Mittlerweile sind auch die Rudnauer eingetroffen und schon im Konzert-Outfit gekleidet: einer alten schlesischen Tracht in königsbaluem Grundton mit farbigem Muster, auf die sind alle ganz besonders stolz. Kapellmeister Marcin Wlach ist mit seinen 78 Jahren der Älteste hier und zugleich der einzige Senior – auch wenn man ihm die Jahre nicht anmerkt. Seitdem er vor gut 20 Jahren in Rente ging, ist er bei Sami Swoi aktiv. Das Dirigieren hält ihn jung. „Freunde, die mich beobachten sagen: Marcin, du dirigierst mit den Augen, der Nase, dem Mund, der Hand. Mit dem ganzen Körper. Das hält gesund und kommt auch bei den Musikern gut an.“

Kapellmeister Marcin Wlach ist 78 und damit der Älteste in der Gruppe, zugleich der einzige Senior.

Und der Umstand, dass seine Truppe im Schnitt gut 50 Jahre jünger ist als er, tut das Übrige. Michał Gorki ist 33 und mit Sami Swoi aufgewachsen, er war 8, als er hier angefangen hat. Joanna Fitzke ist 22 und kam zufällig in die Gruppe. Oft ist es der Wunsch nach Gemeinschaft und Zusammenhalt, der junge Menschen in die Blaskapellen zieht – denn auf beides wird hier besonderen Wert gelegt. „Auf einem Fest gab es einen Luftballonaufblas-Wettbewerb. Ich bin gegen unseren Dirigenten angetreten. Er sagte mir, ich hätte sehr gute Lungen und dass ich mich für ein Blasinstrument sehr gut eignen würde. Also habe ich es ausprobiert“, erinnert sich Joanna Fotzke an ihre Anfänge, da war sie 14. „Wir sind eine kleine Gruppe und ehrlich gesagt wie eine Familie. Wir halten auch außerhalb der Proben täglich Kontakt. Wir rufen uns an, senden uns Fotos zu, treffen uns ganz privat. Das ist die größte Freude“, sagt Michał Gorki und Joanna Fitzke schiebt nach: „Als Musiker fahren wir natürlich nirgendwo hin ohne Instrumente. Die Musik begleitet uns immer.“

Joanna Fitzke kam in die Gruppe, weil sie so gute Lungen habe, wie man ihr sagte.

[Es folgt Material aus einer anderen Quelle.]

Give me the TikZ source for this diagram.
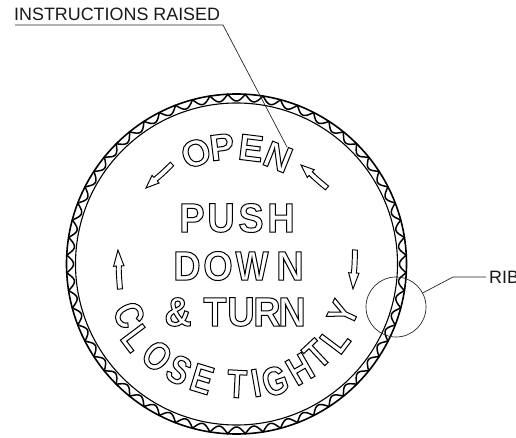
\documentclass[tikz,border=0pt]{standalone}
\usepackage{fontspec}
\setmainfont{Liberation Sans}
\newfontfamily\boldfam{Liberation Sans Bold}
\newfontfamily\midfont[FakeStretch=0.92]{Liberation Sans Bold}
\newfontfamily\wfont[FakeStretch=0.85]{Liberation Sans Bold}
\newfontfamily\ringfont[FakeStretch=0.8]{Liberation Sans Bold}
\newcommand{\outl}[1]{\special{pdf:code 1 Tr 1 w}#1\special{pdf:code 0 Tr}}
\tikzset{
  centerletter/.style={inner sep=0pt,font=\midfont\fontsize{41}{41}\selectfont},
  narrowletter/.style={inner sep=0pt,font=\wfont\fontsize{41}{41}\selectfont},
  openletter/.style={inner sep=0pt,font=\boldfam\fontsize{37}{37}\selectfont},
  ringletter/.style={inner sep=0pt,font=\ringfont\fontsize{40}{40}\selectfont},
  callout/.style={inner sep=0pt,font=\fontsize{17.9}{18}\selectfont,text=black!90},
  leader/.style={draw=black!85,line width=0.7pt},
  rim/.style={draw=black,line width=1.6pt},
  innerrim/.style={draw=black,line width=1.1pt},
  wave/.style={draw=black,line width=1.5pt},
  pics/turnarrow/.style args={#1/#2}{code={
    \draw[black,line width=0.95pt,line join=miter]
      (0,-2.5) .. controls (#1*0.3,-2.9) and (#1*0.5,-2.9) .. (#1-#2,-2.5) -- (#1-#2,-5.2) -- (#1,0)
      -- (#1-#2,5.2) -- (#1-#2,2.5) .. controls (#1*0.5,2.1) and (#1*0.3,2.1) .. (0,2.5) -- cycle;
  }}
}
\begin{document}
\begin{tikzpicture}[x=1pt,y=-1pt]
\useasboundingbox (0,0) rectangle (516,438);
% rim
\def\cx{236.5}\def\cy{264}
\draw[rim] (\cx,\cy) circle[radius=170];
\draw[innerrim] (\cx,\cy) circle[radius=161];
\draw[wave,line join=round] plot[domain=0:360,samples=1081,variable=\t]
  ({\cx+(170-7*abs(cos(30*(\t-90))))*cos(\t)},{\cy-(170-7*abs(cos(30*(\t-90))))*sin(\t)}) -- cycle;
% centre words
\foreach \c/\x/\y [count=\i] in {P/192/218,U/221/218,S/251/218,H/281/218,
    D/187/266,O/218/266,N/290/266,
    \&/178/312,T/215/312,U/241/312,R/267/312,N/292/312}
  \node[centerletter] (mid\i) at (\x,\y) {\outl{\c}};
\node[narrowletter] (midW) at (252,266) {\outl{W}};
% ring words
\foreach \c/\x/\y/\r [count=\i] in {O/196/153/20,P/222/147/7,E/251/148/-7,N/278/157/-22}
  \node[openletter,rotate=\r] (open\i) at (\x,\y) {\outl{\c}};
\foreach \c/\x/\y/\r [count=\i] in {
    C/129/315/-64,L/136/338/-53,O/157/356/-40,S/179/370/-28,E/202/379/-17,
    T/237/384/-3,I/256/383/10,G/275/381/19,H/300/369/30,T/317/354/43,L/335/340/53,Y/343/313/65}
  \node[ringletter,rotate=\r] (ring\i) at (\x,\y) {\outl{\c}};
% arrows
\pic[rotate=222.7] at (172,164) {turnarrow={35.4/13}};
\pic[rotate=138.5] at (327,188) {turnarrow={34.7/13}};
\pic[rotate=93] at (120,289) {turnarrow={39/16}};
\pic[rotate=267] at (355,250) {turnarrow={39/16}};
% callouts
\node[callout,anchor=base west] (instr) at (14,20.5) {INSTRUCTIONS RAISED};
\coordinate (instrleft) at (15,25);
\coordinate (instrelbow) at (223,25);
\coordinate (instrend) at (287,147);
\draw[leader] (instrleft) -- (instrelbow) -- (instrend);
\node[circle,draw=black!85,line width=0.7pt,minimum size=60pt,inner sep=0pt] (ribcircle) at (396,307) {};
\node[callout,anchor=base west] (rib) at (489,283) {RIB};
\coordinate (ribelbow) at (453,277);
\coordinate (ribend) at (486,277);
\draw[leader] (ribcircle) -- (ribelbow) -- (ribend);
\end{tikzpicture}
\end{document}
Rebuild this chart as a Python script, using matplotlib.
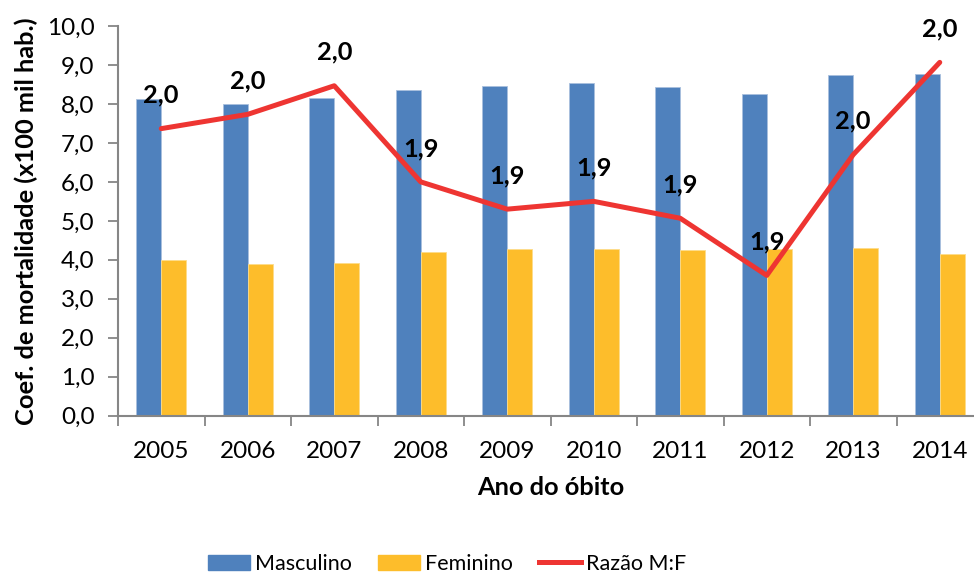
import numpy as np
import matplotlib
matplotlib.use('Agg')
import matplotlib.pyplot as plt
from matplotlib.patches import Patch
from matplotlib.lines import Line2D

plt.rcParams['font.family'] = ['Lato', 'DejaVu Sans']

years = ['2005', '2006', '2007', '2008', '2009', '2010', '2011', '2012', '2013', '2014']
masculino = [8.12, 7.99, 8.14, 8.37, 8.47, 8.53, 8.44, 8.25, 8.73, 8.77]
feminino = [3.99, 3.90, 3.93, 4.19, 4.28, 4.28, 4.26, 4.28, 4.30, 4.16]
razao = [1.971, 1.982, 2.004, 1.930, 1.909, 1.915, 1.902, 1.858, 1.951, 2.022]

c_masc = '#4F81BD'
c_fem = '#FDBD2B'
c_line = '#EE3532'
grey = '#868686'
fs_tick = 17.5
fs_bold = 18.3
fs_leg = 15.5

fig = plt.figure(figsize=(9.74, 5.72), dpi=100)
ax = fig.add_axes([118 / 974, 1 - 415.7 / 572, 865 / 974, (415.7 - 26) / 572])

x = np.arange(len(years))
w = 0.29
ax.bar(x - w / 2, masculino, w, color=c_masc, edgecolor='#A9C0DE', linewidth=0.6)
ax.bar(x + w / 2, feminino, w, color=c_fem, edgecolor='#FDDC8A', linewidth=0.6)

ax.set_xlim(-0.5, len(years) - 0.5)
ax.set_ylim(0, 10)
ax.set_yticks(np.arange(0, 10.01, 1))
ax.set_yticklabels([f'{v:.1f}'.replace('.', ',') for v in np.arange(0, 10.01, 1)], fontsize=fs_tick)
ax.set_xticks(x)
ax.set_xticklabels(years, fontsize=fs_tick)
ax.set_xticks(np.arange(-0.5, len(years), 1), minor=True)
ax.tick_params(axis='x', which='major', length=0, pad=18)
ax.tick_params(axis='x', which='minor', length=7, width=1.3, color=grey, direction='out')
ax.tick_params(axis='y', length=7, width=1.3, color=grey, direction='out', pad=10)
for s in ['top', 'right']:
    ax.spines[s].set_visible(False)
for s in ['left', 'bottom']:
    ax.spines[s].set_color(grey)
    ax.spines[s].set_linewidth(1.5)

ax.set_ylabel('Coef. de mortalidade (x100 mil hab.)', fontsize=fs_bold, fontweight='bold', labelpad=6)
ax.set_xlabel('Ano do óbito', fontsize=fs_bold, fontweight='bold', labelpad=10)

# ratio on a hidden secondary axis
ax2 = ax.twinx()
ax2.set_ylim(1.75, 2.05)
ax2.plot(x, razao, color=c_line, linewidth=3.6, solid_capstyle='round')
ax2.axis('off')
for xi, r in zip(x, razao):
    ax2.annotate(f'{r:.1f}'.replace('.', ','), (xi, r), xytext=(0, 24), textcoords='offset points',
                 ha='center', va='center', fontsize=fs_bold, fontweight='bold')

handles = [Patch(color=c_masc), Patch(color=c_fem), Line2D([], [], color=c_line, linewidth=3.6)]
fig.legend(handles, ['Masculino', 'Feminino', 'Razão M:F'], loc='lower center',
           bbox_to_anchor=(447 / 974, -0.037), ncol=3, frameon=False, fontsize=fs_leg,
           handlelength=1.95, handletextpad=0.25, columnspacing=1.2)

fig.savefig('out.png', dpi=100)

Und gerade nach zwei Jahren Corona-Zwangspause ist die Sehnsucht nach Gemeinschaft besonders groß. Aus diesem Grund ist heute auch nicht der Sieg das Wichtigste, sondern: zusammen sein und Spaß haben. Am Ende bleibt dann nur ein Wunsch: „Ich habe eine Tochter. Ich hoffe, dass vielleicht eines Tages der Funke überspringt und sie anfängt mit mir zusammen im Orchester zu spielen. Das ist mein Traum“, sagt Michał Gorki.

Michal Gorki ist dabei, seitdem er 8 Jahre alt ist. Heute ist er 33.

Am Ende durfte sich Sami Swoi aber doch über den dritten Platz beim Blasorchesterwettbewerb freuen.